In our industrial turntable scenario, the kinetic energy is given as 0.250 Joules. To find the moment of inertia, we can use the formula for rotational kinetic energy:

• KE = \( \frac{1}{2} I \omega^2 \)

Here, \( I \) is the moment of inertia and \( \omega \) is the angular velocity. By rearranging the formula, you can easily deduce the moment of inertia if the other two values are known.

Angular velocity is a measure of how quickly an object rotates or spins around a particular axis. It is commonly measured in radians per second (rad/s). In this exercise, the turntable spins at a speed of 45.0 revolutions per minute (rpm). To use the rotational equations, we must convert this speed into radians per second.
We achieve this conversion by linking the number of revolutions to radians. Remember, one revolution equals \( 2\pi \) radians.

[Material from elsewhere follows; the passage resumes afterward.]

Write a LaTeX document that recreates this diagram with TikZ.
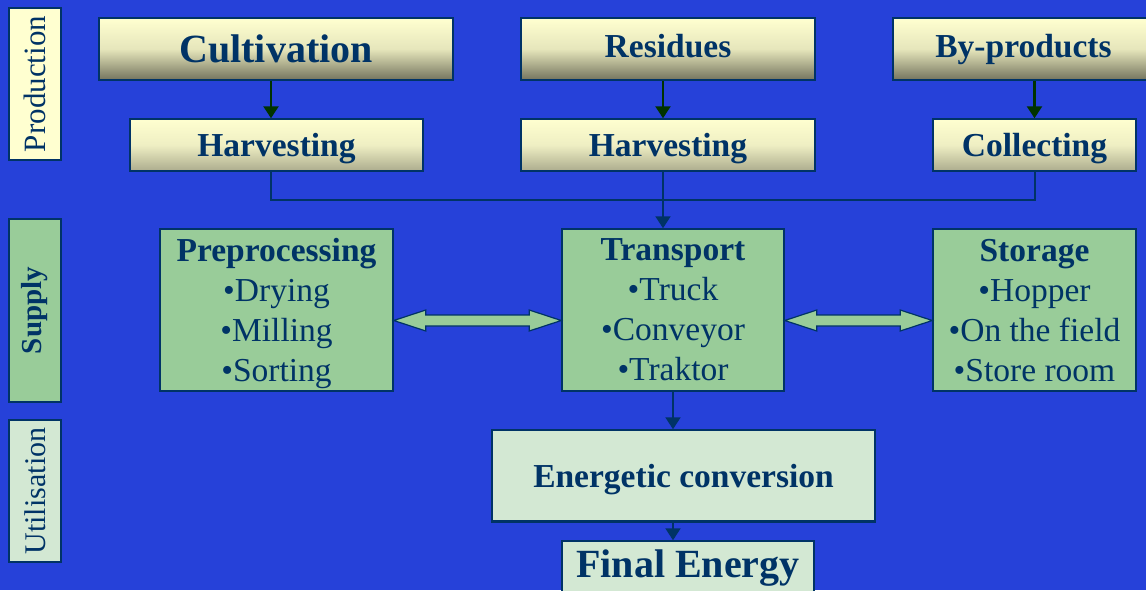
\documentclass[tikz,border=0pt]{standalone}
\usepackage{fontspec}
\setmainfont{Liberation Serif}
\usetikzlibrary{arrows.meta,calc}

\definecolor{bgblue}{RGB}{38,65,217}
\definecolor{navy}{RGB}{0,51,102}
\definecolor{darkgrn}{RGB}{0,51,0}
\definecolor{paleyel}{RGB}{255,255,208}
\definecolor{khaki}{RGB}{116,116,94}
\definecolor{khakilt}{RGB}{172,172,142}
\definecolor{midgreen}{RGB}{153,204,153}
\definecolor{palegreen}{RGB}{211,232,211}

\newcommand{\fntbig}{\fontsize{40}{48}\selectfont\bfseries}
\newcommand{\fntmid}{\fontsize{33.5}{40}\selectfont}
\newcommand{\fntside}{\fontsize{31}{36}\selectfont}

\tikzset{
  box/.style={draw=navy, line width=1.5pt, text=navy, inner sep=0pt, align=center},
  tallbox/.style={box, top color=paleyel, bottom color=khaki, middle color=paleyel!82!khaki},
  flatbox/.style={box, top color=paleyel, bottom color=khakilt, middle color=paleyel!80!khakilt,
    text height=23pt, text depth=1pt},
  supbox/.style={box, fill=midgreen, font=\fntmid, text depth=0pt},
  usebox/.style={box, fill=palegreen},
  grnarrow/.style={draw=darkgrn, line width=2.5pt, -{Triangle[width=15pt,length=12pt]}},
  navyline/.style={draw=navy, line width=2pt},
  navyarrow/.style={navyline, -{Triangle[width=15pt,length=12pt]}},
  dblarrow/.style={draw=navy, line width=1.2pt, fill=midgreen, line join=miter}
}

% block arrow with two heads, from the east side of #1 to the west side of #2
\newcommand{\dblarrow}[2]{%
  \draw[dblarrow] ($(#1.east)+(0,10.5)$) -- ++(32,-10.5) -- ++(0,5) -- ($(#2.west)+(-32,5)$) -- ++(0,-5)
    -- ($(#2.west)+(0,10.5)$) -- ++(-32,10.5) -- ++(0,-5) -- ($(#1.east)+(32,16)$) -- ++(0,5) -- cycle;}

\begin{document}
\begin{tikzpicture}[x=1pt,y=1pt,yscale=-1,xscale=1]
\useasboundingbox[fill=bgblue] (0,0) rectangle (1146,590);

% side labels
\node[box, fill=paleyel, rotate=90, minimum width=152, minimum height=52, font=\fntside] (prod) at (35,84) {Production};
\node[box, fill=midgreen, rotate=90, minimum width=183, minimum height=52, font=\fontsize{29}{34}\selectfont\bfseries] (supply) at (35,310.5) {Supply};
\node[box, fill=palegreen, rotate=90, minimum width=142, minimum height=52, font=\fontsize{30}{36}\selectfont] (util) at (35,491) {Utilisation};

% production
\node[tallbox, minimum width=354, minimum height=62, font=\fntbig, text height=27pt, text depth=1pt] (cult) at (276,49) {Cultivation};
\node[tallbox, minimum width=294, minimum height=62, font=\fntmid\bfseries, text height=23pt, text depth=7pt] (resid) at (668,49) {Residues};
\node[tallbox, minimum width=261, minimum height=62, font=\fntmid\bfseries, text height=23pt, text depth=7pt] (byprod) at (1023.5,49) {By-products};
\node[flatbox, minimum width=293, minimum height=52, font=\fntmid\bfseries] (harv1) at (276.5,145) {Harvesting};
\node[flatbox, minimum width=294, minimum height=52, font=\fntmid\bfseries] (harv2) at (668,145) {Harvesting};
\node[flatbox, minimum width=203, minimum height=52, font=\fntmid\bfseries] (coll) at (1034.5,145) {Collecting};
\coordinate (join) at (663,200);

% supply
\node[supbox, minimum width=233, minimum height=162] (prep) at (276.5,310) {\textbf{Preprocessing}\\•Drying\\•Milling\\•Sorting};
\node[supbox, minimum width=222, minimum height=162] (trans) at (673,310) {\textbf{Transport}\\•Truck\\•Conveyor\\•Traktor};
\node[supbox, minimum width=203, minimum height=162] (stor) at (1034.5,310) {\textbf{Storage}\\•Hopper\\•On the field\\•Store room};

% utilisation
\node[usebox, minimum width=383, minimum height=91, font=\fntmid\bfseries, text height=23pt, text depth=0pt] (energ) at (683.5,475.5) {Energetic conversion};
\draw[navy, line width=3pt] (energ.south west) -- (energ.south east);
\node[usebox, minimum width=252, minimum height=60, font=\fntbig, text height=27pt, text depth=15pt] (final) at (688,571) {Final Energy};

% connectors
\draw[grnarrow] ([xshift=-5pt]cult.south) -- ([xshift=-5.5pt]harv1.north);
\draw[grnarrow] ([xshift=-5pt]resid.south) -- ([xshift=-5pt]harv2.north);
\draw[grnarrow] (byprod.south -| coll.north) -- (coll.north);
\draw[navyline] ([xshift=-5.5pt]harv1.south) |- (join) -| (coll.south);
\draw[navyarrow] ([xshift=-5pt]harv2.south) -- ([xshift=-10pt]trans.north);
\draw[navyarrow] (trans.south) -- (trans.south |- energ.north);
\draw[navyarrow] (trans.south |- energ.south) -- (trans.south |- final.north);
\dblarrow{prep}{trans}
\dblarrow{trans}{stor}

\end{tikzpicture}
\end{document}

Thus, the conversion can be done using the relation:

• \( 45.0 \text{ rpm} = 45.0 \times \frac{2\pi \text{ rad}}{1 \text{ rev}} \times \frac{1 \text{ min}}{60 \text{ s}} = 4.71 \text{ rad/s} \)

With the angular velocity in rad/s, you have the necessary parameter to compute other rotational dynamics such as kinetic energy or moment of inertia.

A uniform solid disk is a perfect model for objects like industrial turntables, where mass is distributed evenly. The moment of inertia for a disk is determined using its mass focused at a certain distance from the axis of rotation, which affects how it spins.
For a solid disk of mass \( m \) and radius \( r \), the formula for moment of inertia is:

• \( I = \frac{1}{2} m r^2 \)

This equation tells us that both the mass and the square of the radius directly influence the moment of inertia. Thus, if the mass or the radius increases, the disk’s resistance to rotational acceleration increases. Solving this equation with known values allows us to determine the mass of the disk required to achieve a decided kinetic energy.

The rotation axis is the straight line around which the object spins. For a turntable, this would be a vertical line passing through its center. The distribution of mass around this axis determines the object's inertia, dictating how easily or difficultly it can start or stop spinning.
When manufacturers design rotational devices like the industrial turntable in this exercise, they must consider the axis of rotation to predict how the disk will behave under different applied forces. This understanding is crucial since it fundamentally influences the moment of inertia:

• Ensures balance by evenly distributing the mass.
• Influences the stability of the rotation.

Controlling these factors provides smoother and safer operation for practical applications such as industrial machinery, where precision and reliability are paramount.